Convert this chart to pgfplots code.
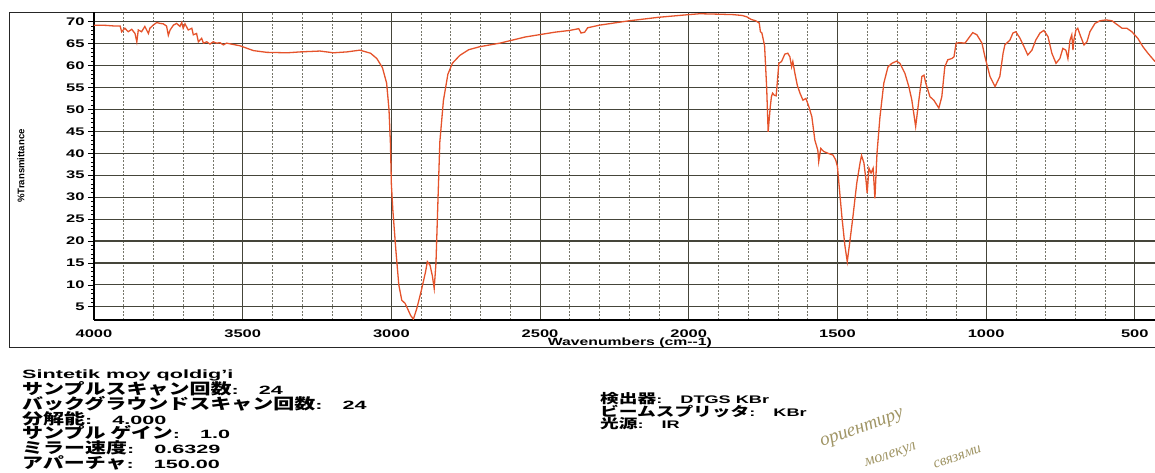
\documentclass[border=0pt]{standalone}
\usepackage{graphicx}
\usepackage{pgfplots}
\pgfplotsset{compat=1.18}
\usepackage{fontspec}
\setmainfont{Liberation Sans}
\newfontfamily\wf[FakeStretch=1.5]{Liberation Sans}
\newfontfamily\jp{Noto Sans CJK JP}
\newfontfamily\hw{Liberation Serif}
\definecolor{curve}{HTML}{E5532B}
\definecolor{gridmaj}{HTML}{45453A}
\definecolor{gridmin}{HTML}{76766A}
\definecolor{ink}{HTML}{A09565}
\newcommand\JT[1]{\scalebox{1.4}[1]{\jp\bfseries\fontsize{15}{15}\selectfont #1}}
\newcommand\LT[1]{\scalebox{1.8}[1]{\bfseries\fontsize{12}{12}\selectfont #1}}
\newcommand\CT[1]{\LT{:}\hspace{20pt}\LT{#1}}
\newcommand\JS[1]{\scalebox{1.44}[1]{\jp\bfseries\fontsize{13}{13}\selectfont #1}}
\newcommand\LS[1]{\scalebox{1.65}[1]{\bfseries\fontsize{11}{11}\selectfont #1}}
\newcommand\CS[1]{\LS{:}\hspace{18pt}\LS{#1}}
\begin{document}
\begin{tikzpicture}[x=1pt,y=1pt]
\path[use as bounding box] (0,0) rectangle (1155,473);
\draw[line width=0.9pt, black!85] (1160,461) -- (9.5,461) -- (9.5,126) -- (1160,126);
\begin{axis}[at={(94pt,153pt)}, anchor=south west, width=1061pt, height=308pt, scale only axis,
  x dir=reverse, xmin=432, xmax=4000, ymin=2, ymax=72.2,
  axis x line*=bottom, axis y line*=left,
  axis line style={-, line width=1.6pt, black},
  xtick={500,1000,...,4000}, minor x tick num=4,
  ytick={5,10,...,70}, minor y tick num=4,
  xmajorgrids=true, xminorgrids=true, ymajorgrids=true, yminorgrids=false,
  major grid style={gridmaj, line width=1.1pt},
  minor grid style={gridmin, line width=0.7pt, dash pattern=on 2pt off 1.5pt},
  tick align=outside,
  xtick style={draw=none},
  ytick style={black, line width=0.7pt},
  major tick length=6pt, minor tick length=3pt,
  ticklabel style={font=\wf\bfseries\fontsize{11}{11}\selectfont},
  /pgf/number format/assume math mode=true,
  /pgf/number format/1000 sep={},
  xlabel={Wavenumbers (cm--1)},
  xlabel style={at={(axis description cs:0.505,0)}, anchor=base, yshift=-26pt,
    font=\wf\bfseries\fontsize{10.5}{11}\selectfont},
  clip=true,
]
\addplot[curve, line width=1.3pt] table {
4000 69.2
3960 69.15
3930 69.0
3912 69.0
3907 67.7
3896 68.5
3885 67.7
3873 68.25
3862 67.3
3856 65.4
3851 68.1
3840 67.7
3829 68.9
3817 67.3
3812 68.5
3801 69.2
3789 69.8
3778 69.6
3767 69.5
3756 69.0
3750 66.9
3744 68.1
3733 69.2
3722 69.6
3711 68.9
3705 69.8
3700 68.5
3694 69.5
3683 68.1
3671 68.5
3666 67.0
3655 67.3
3649 65.4
3638 66.2
3632 65.1
3621 65.4
3610 64.9
3599 65.4
3588 65.1
3576 65.2
3565 64.7
3554 65.1
3532 64.8
3509 64.5
3464 63.4
3419 63.0
3350 62.9
3307 63.1
3240 63.3
3195 62.9
3150 63.1
3106 63.5
3070 62.8
3049 61.6
3030 59.5
3016 56.0
3008 50
3003 42
3000 33
2995 27
2985 18
2975 10
2965 6.5
2954 5.8
2945 4.5
2935 3.0
2926 2.2
2915 4.5
2900 8.5
2885 13
2879 15.3
2870 14.5
2862 12
2856 9.2
2850 15
2843 30
2837 42.6
2825 52
2810 58
2795 60.5
2770 62.3
2740 63.6
2702 64.3
2660 64.8
2635 65.1
2550 66.5
2450 67.6
2400 68.0
2370 68.4
2362 67.4
2350 67.6
2340 68.6
2300 69.2
2200 70.2
2100 71.0
2000 71.6
1963 71.8
1900 71.7
1850 71.6
1820 71.4
1805 71.1
1790 70.5
1775 70.2
1763 69.7
1759 67.7
1754 67.4
1745 64.5
1738 55
1733 44.9
1726 50.5
1722 52.9
1718 53.7
1712 53.2
1706 53.1
1697 60.5
1688 60.9
1677 62.6
1667 62.8
1660 62.0
1654 59.7
1650 60.9
1643 58.2
1635 55.5
1626 53.7
1616 52.1
1606 52.5
1596 50.6
1586 48.3
1576 43.0
1566 40.7
1563 38.1
1556 41.1
1546 40.4
1532 40.0
1515 39.6
1506 38.5
1500 37.0
1495 33.1
1485 25.5
1475 19
1467 15.3
1458 20
1448 25.5
1435 33.2
1424 37.8
1419 39.5
1411 37.8
1404 33.9
1400 30.9
1394 36.6
1387 35.5
1380 36.6
1374 29.7
1367 40
1357 48.3
1344 56
1330 59.7
1317 60.5
1301 61
1290 60.5
1273 58.2
1260 55.2
1250 52.2
1237 46.1
1226 52.2
1216 57.5
1209 57.8
1203 56
1189 52.9
1176 52.1
1159 50.3
1149 52.9
1139 59.7
1129 61.3
1115 61.6
1108 62
1101 65.1
1088 65.2
1071 65.1
1055 66.6
1045 67.5
1031 67
1014 65.1
1004 62
987 57.5
970 55.2
954 57.5
943 62.8
937 64.7
920 65.8
910 67.4
900 67.7
886 66.2
870 63.9
860 62.4
846 63.5
833 65.8
819 67.4
806 68
792 66.6
779 62.8
765 60.5
752 61.6
742 63.9
732 63.5
725 61.6
718 65.8
712 67
708 63.5
705 65.8
698 68.1
692 68.5
682 66.6
671 64.7
661 65.4
651 67.7
634 69.6
617 70.2
597 70.4
577 70.2
557 69.2
543 68.5
527 68.5
510 67.7
490 66.2
473 64.3
456 62.8
432 60.9
};
\end{axis}
\node[rotate=90, anchor=center, font=\bfseries\fontsize{9.6}{10}\selectfont] at (21,307) {\%Transmittance};
% left info block
\node[anchor=base west, inner sep=0pt] at (22,94) {\LT{Sintetik moy qoldig’i}};
\node[anchor=base west, inner sep=0pt] at (22,78) {\JT{サンプルスキャン回数}\CT{24}};
\node[anchor=base west, inner sep=0pt] at (22,63) {\JT{バックグラウンドスキャン回数}\CT{24}};
\node[anchor=base west, inner sep=0pt] at (22,48.5) {\JT{分解能}\CT{4.000}};
\node[anchor=base west, inner sep=0pt] at (22,34) {\JT{サンプル ゲイン}\CT{1.0}};
\node[anchor=base west, inner sep=0pt] at (22,19) {\JT{ミラー速度}\CT{0.6329}};
\node[anchor=base west, inner sep=0pt] at (22,4) {\JT{アパーチャ}\CT{150.00}};
% right info block
\node[anchor=base west, inner sep=0pt] at (600,69) {\JS{検出器}\CS{DTGS KBr}};
\node[anchor=base west, inner sep=0pt] at (600,56.5) {\JS{ビームスプリッタ}\CS{KBr}};
\node[anchor=base west, inner sep=0pt] at (600,44.5) {\JS{光源}\CS{IR}};
% handwritten note
\node[anchor=base west, inner sep=0pt, rotate=20, text=ink, font=\hw\itshape\fontsize{19}{19}\selectfont] at (822,26) {ориентиру};
\node[anchor=base west, inner sep=0pt, rotate=19, text=ink, font=\hw\itshape\fontsize{16}{16}\selectfont] at (866,6) {молекул};
\node[anchor=base west, inner sep=0pt, rotate=20, text=ink, font=\hw\itshape\fontsize{15}{15}\selectfont] at (935,4) {связями};
\end{tikzpicture}
\end{document}
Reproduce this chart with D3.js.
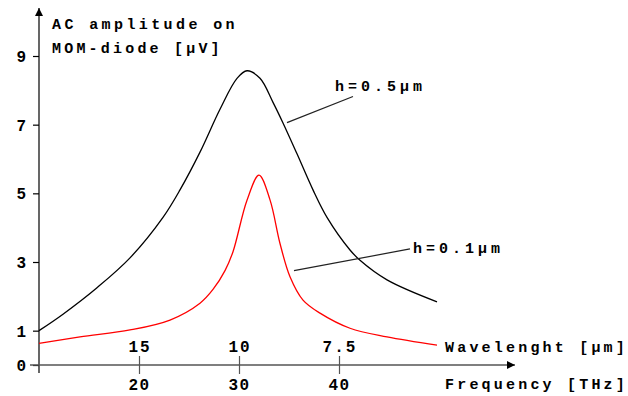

◇ ◇ ◇ ◇

Required work
Count every line above that holds the word "chart", and state the number and nothing more.

Written reply
2